The Supreme Court Rejected Donald Trump's Plan to End DACA

Barack Obama announced the DACA program eight years ago, and he spoke about the new ruling on Twitter today.

On Thursday, the Supreme Court ruled in a 5-4 decision that the Trump administration may not immediately proceed with plans to end the Deferred Action for Childhood Arrivals, which protects about 700,000 young immigrants known as Dreamers from deportation. The New York Times reported that Chief Justice John G. Roberts Jr. wrote, "We do not decide whether DACA or its rescission are sound policies. We address only whether the agency complied with the procedural requirement that it provide a reasoned explanation for its action."

Former President Barack Obama, who first announced the DACA program in 2012, issued a statement on Twitter, applauding the decision and urging people to support Joe Biden, his former vice president.

"Eight years ago this week, we protected young people who were raised as part of our American family from deportation.

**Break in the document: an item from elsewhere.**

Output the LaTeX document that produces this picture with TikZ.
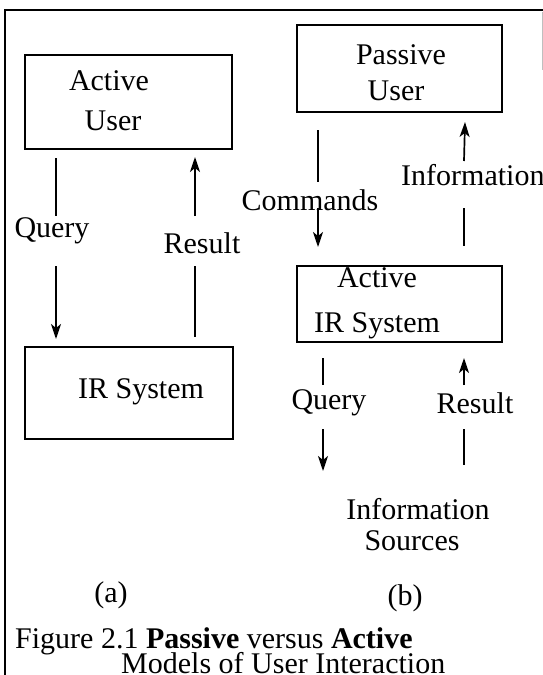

Today, I'm happy for them, their families, and all of us," he wrote. "We may look different and come from everywhere, but what makes us American are our shared ideals, and now to stand up for those ideals, we have to move forward and elect @JoeBiden and a Democratic Congress that does its job, protects DREAMers, and finally creates a system that’s truly worthy of this nation of immigrants once and for all.

The Supreme Court's decision rules that the justifications the government gave for ending the program were insufficient, and Chief Justice Roberts said the administration may try again to provide adequate reasons.

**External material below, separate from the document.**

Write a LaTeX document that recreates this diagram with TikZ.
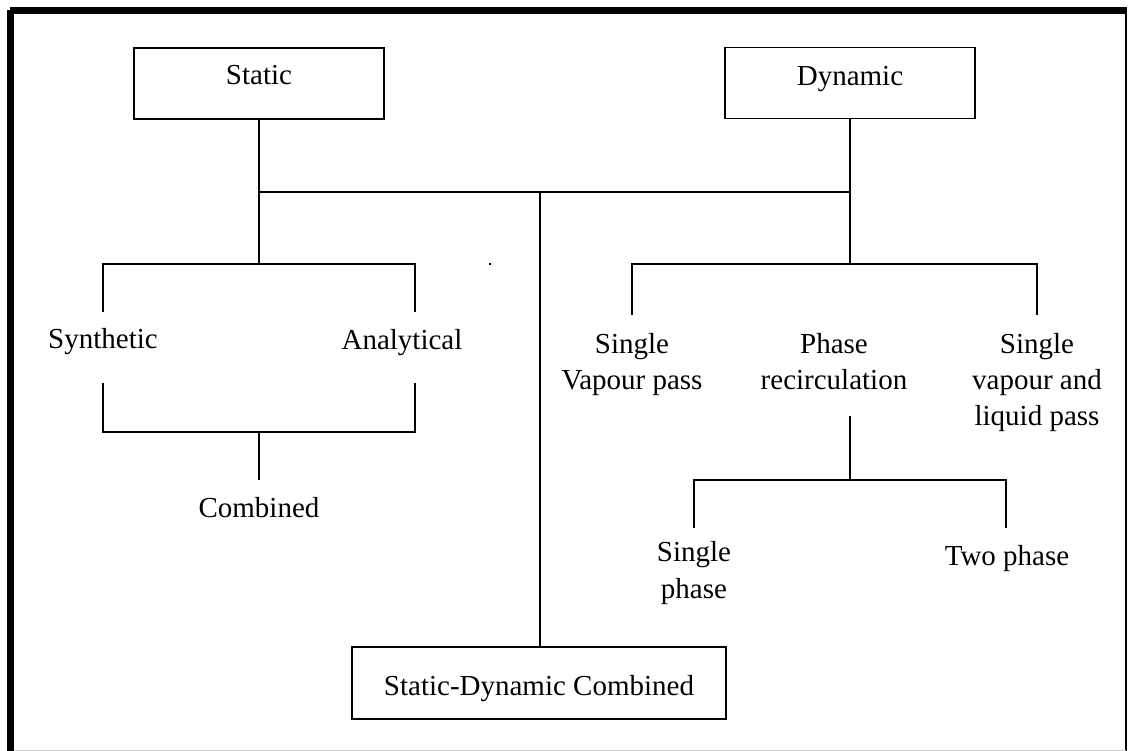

In September 2017, the Trump administration announced its decision to phase out DACA, sparking protests across the country.

In his own statement about the Supreme Court decision, Biden wrote, "The Supreme Court’s ruling today is a victory made possible by the courage and resilience of hundreds of thousands of DACA recipients who bravely stood up and refused to be ignored. As President, I will immediately work to make it permanent by sending a bill to Congress on day one of my Administration."